Lego crime-fighting isn’t restricted to the fantasy world of The Lego Batman Movie. Turns out the plastic alleys between those easily-connecting bricks are nearly as full of crime as the Caped Crusader’s Gotham City.

At least that’s been the case in Legoland Windsor, England’s own mecca for toy block fun. Fifty cannabis plants were recently discovered in a park building by workers doing an asbestos investigation, along with a system of irrigation and lights.

So, how exactly did someone grow fifty “chest-high” plants inside the most frequented tourist attraction in the entire United Kingdom with 2.3 million visitors a year? Apparently they used a “derelict cottage” that was outside the park boundary, but still on land owned by Legoland. Apparently, the building was at one time used for staff accommodation but now was so forgotten that you could set-up a large criminal operation inside of it.

Investigators say that Legoland itself is secure from trespassers so they have a theory of how these contraband cultivators got to their forbidden cottage. “The building in question is inaccessible to the public and appears to have been accessed via the Crown Estate,” they told The Scotsman.

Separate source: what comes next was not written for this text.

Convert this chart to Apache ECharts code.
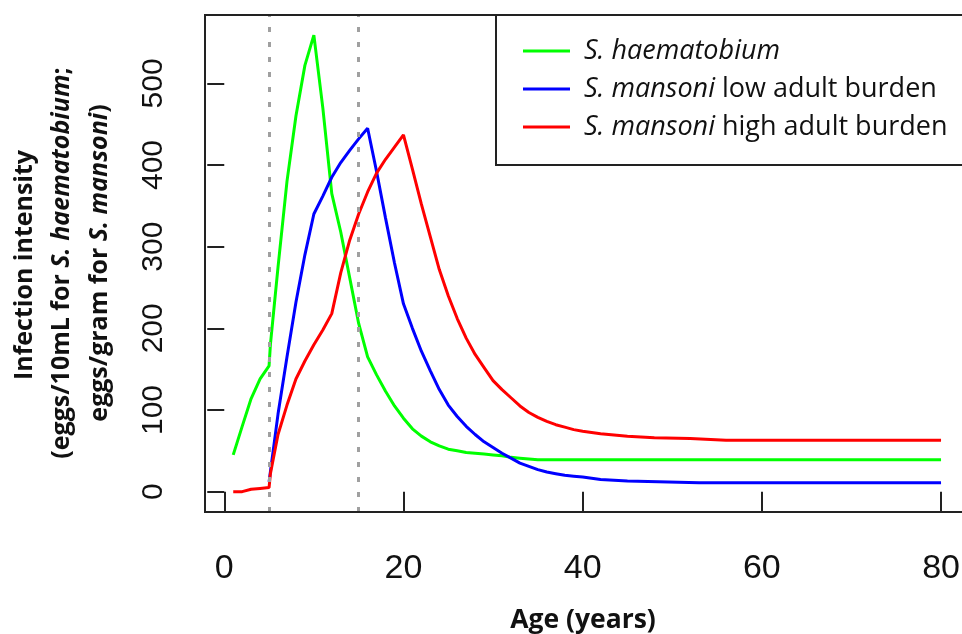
<!DOCTYPE html>
<html><head><meta charset="utf-8">
<script src="https://cdn.jsdelivr.net/npm/echarts@6/dist/echarts.min.js"></script>
<style>html,body{margin:0;padding:0;background:#fff;overflow:hidden}#c{width:962px;height:634px}</style>
</head><body><div id="c"></div>
<script>
// ---- data ----
const seriesNames = ['S. haematobium', 'S. mansoni low adult burden', 'S. mansoni high adult burden'];
const haemAges   = [1, 2, 3, 4, 5, 5.15, 6, 7, 8, 9, 10, 11, 12, 13, 14, 15, 16, 17, 18, 19, 20, 21, 22, 23, 24, 25, 26, 27, 28, 29, 30, 31, 32, 33, 34, 35, 36, 80];
const haemValues = [45, 80, 114, 138, 154, 180, 275, 380, 460, 522, 559, 470, 365, 318, 262, 206, 165, 143, 123, 105, 90, 77, 68, 61, 56, 52, 50, 48, 47, 46, 45, 44, 42, 41, 40, 39, 39, 39];
const lowAges    = [5, 6, 7, 8, 9, 10, 11, 12, 13, 14, 15, 16, 17, 18, 19, 20, 21, 22, 23, 24, 25, 26, 27, 28, 29, 30, 31, 32, 33, 34, 35, 36, 37, 38, 39, 40, 42, 45, 53, 80];
const lowValues  = [12, 95, 165, 232, 290, 340, 362, 385, 403, 418, 432, 445, 392, 335, 280, 230, 200, 172, 148, 125, 106, 92, 80, 70, 61, 54, 47, 41, 35, 31, 27, 24, 22, 20, 19, 18, 15, 13, 11, 11];
const highAges   = [1, 2, 3, 4, 5, 5.15, 6, 7, 8, 9, 10, 11, 12, 13, 14, 15, 16, 17, 18, 19, 20, 21, 22, 23, 24, 25, 26, 27, 28, 29, 30, 31, 32, 33, 34, 35, 36, 37, 38, 39, 40, 42, 45, 48, 52, 56, 80];
const highValues = [0, 0, 3, 4, 5, 22, 70, 106, 138, 160, 180, 198, 218, 268, 308, 340, 367, 390, 407, 422, 437, 395, 352, 312, 272, 240, 212, 188, 168, 152, 136, 125, 115, 105, 97, 91, 86, 82, 79, 76, 74, 71, 68, 66, 65, 63, 63];
const refAges = [5, 15];
const xTicks = [0, 20, 40, 60, 80];
const yTicks = [0, 100, 200, 300, 400, 500];
const seriesColors = ['#00ff00', '#0000ff', '#ff0000'];

function pairs(a, v) { return a.map((x, i) => [x, v[i]]); }

const chart = echarts.init(document.getElementById('c'), null, {renderer: 'canvas'});
const textFont = '"Open Sans", "Noto Sans", sans-serif';
const boldRich = {
  b: {fontSize: 25, fontWeight: 'bold', fontFamily: textFont, fill: '#111'},
  bi: {fontSize: 25, fontWeight: 'bold', fontStyle: 'italic', fontFamily: textFont, fill: '#111'}
};
const option = {
  animation: false,
  backgroundColor: '#ffffff',
  grid: {left: 205, top: 15, width: 820, height: 497, show: false, outerBoundsMode: 'none', containLabel: false},
  xAxis: {
    type: 'value', min: -2.15, max: 89.37,
    splitLine: {show: false},
    axisLine: {show: false},
    axisTick: {show: true, customValues: xTicks, length: 20, lineStyle: {color: '#222', width: 2}},
    axisLabel: {customValues: xTicks, margin: 40, color: '#111', fontSize: 34, fontFamily: '"Liberation Sans Narrow", "Liberation Sans", Arial, sans-serif'}
  },
  yAxis: {
    type: 'value', min: -24.9, max: 583.7,
    splitLine: {show: false},
    axisLine: {show: false},
    axisTick: {show: true, customValues: yTicks, length: 17, lineStyle: {color: '#222', width: 2}},
    axisLabel: {customValues: yTicks, rotate: 90, margin: 36, color: '#111', fontSize: 30, fontFamily: '"Liberation Sans", Arial, sans-serif'}
  },
  legend: {
    data: seriesNames.map(n => ({name: n, icon: 'rect'})),
    orient: 'vertical', left: 523, top: 36, padding: 0,
    itemWidth: 47, itemHeight: 3, itemGap: 8,
    formatter: function (name) {
      if (name.indexOf('S. mansoni') === 0) return '{i|S. mansoni}{n|' + name.slice(10) + '}';
      return '{i|' + name + '}';
    },
    textStyle: {
      padding: [0, 0, 0, 9], lineHeight: 30,
      rich: {
        i: {fontStyle: 'italic', fontSize: 27, fontFamily: textFont, color: '#111', lineHeight: 30},
        n: {fontSize: 27, fontFamily: textFont, color: '#111', lineHeight: 30}
      }
    }
  },
  graphic: [
    {type: 'polyline', shape: {points: [[1100, 15], [205, 15], [205, 512], [1100, 512]]}, style: {fill: 'none', stroke: '#222', lineWidth: 2}, z: 10},
    {type: 'polyline', shape: {points: [[1100, 165], [496, 165], [496, 15]]}, style: {fill: 'none', stroke: '#222', lineWidth: 2}, z: 10},
    {type: 'text', x: 583, y: 620, style: {text: 'Age (years)', fontSize: 26.5, fontWeight: 'bold', fontFamily: textFont, fill: '#111', textAlign: 'center', textVerticalAlign: 'middle'}},
    {type: 'text', x: 25, y: 265, rotation: Math.PI / 2, style: {text: 'Infection intensity', fontSize: 25, fontWeight: 'bold', fontFamily: textFont, fill: '#111', textAlign: 'center', textVerticalAlign: 'middle'}},
    {type: 'text', x: 62, y: 263, rotation: Math.PI / 2, style: {
      text: '{b|(eggs/10mL for }{bi|S. haematobium}{b|;}', textAlign: 'center', textVerticalAlign: 'middle', rich: boldRich}},
    {type: 'text', x: 100, y: 263, rotation: Math.PI / 2, style: {
      text: '{b|eggs/gram for }{bi|S. mansoni}{b|)}', textAlign: 'center', textVerticalAlign: 'middle', rich: boldRich}}
  ],
  series: [
    {name: 'refLines', type: 'line', data: [], silent: true,
      markLine: {silent: true, symbol: ['none', 'none'], label: {show: false},
        lineStyle: {color: '#a0a0a0', width: 3, type: [5, 10]},
        data: refAges.map(a => ({xAxis: a}))}},
    {name: seriesNames[0], type: 'line', data: pairs(haemAges, haemValues), showSymbol: false, symbol: 'none', lineStyle: {width: 3, color: seriesColors[0]}, itemStyle: {color: seriesColors[0]}},
    {name: seriesNames[1], type: 'line', data: pairs(lowAges, lowValues), showSymbol: false, symbol: 'none', lineStyle: {width: 3, color: seriesColors[1]}, itemStyle: {color: seriesColors[1]}},
    {name: seriesNames[2], type: 'line', data: pairs(highAges, highValues), showSymbol: false, symbol: 'none', lineStyle: {width: 3, color: seriesColors[2]}, itemStyle: {color: seriesColors[2]}}
  ]
};
chart.setOption(option);
</script>
</body></html>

The Crown Estate they mentioned is the Queen of England’s land, which means that the Queen’s land is easier to break into than Legoland, which shows where England’s priorities are.

We guess that answers the “how” of the incident, but not the “why.” No matter what royal means the growers used to get to Legoland, it’s uncertain why they would think this was the most practical place to set up shop. “Officers are currently at the site where cannabis plants and equipment used in the production of cannabis has been located,” the authorities said. “No arrests have been made and an investigation is being carried out.”

Though the bust may put the kibosh on growhouses inside of Legoland, that doesn’t stop you from keeping the spirit of the operation alive by getting baked before going to see The Lego Batman Movie this weekend.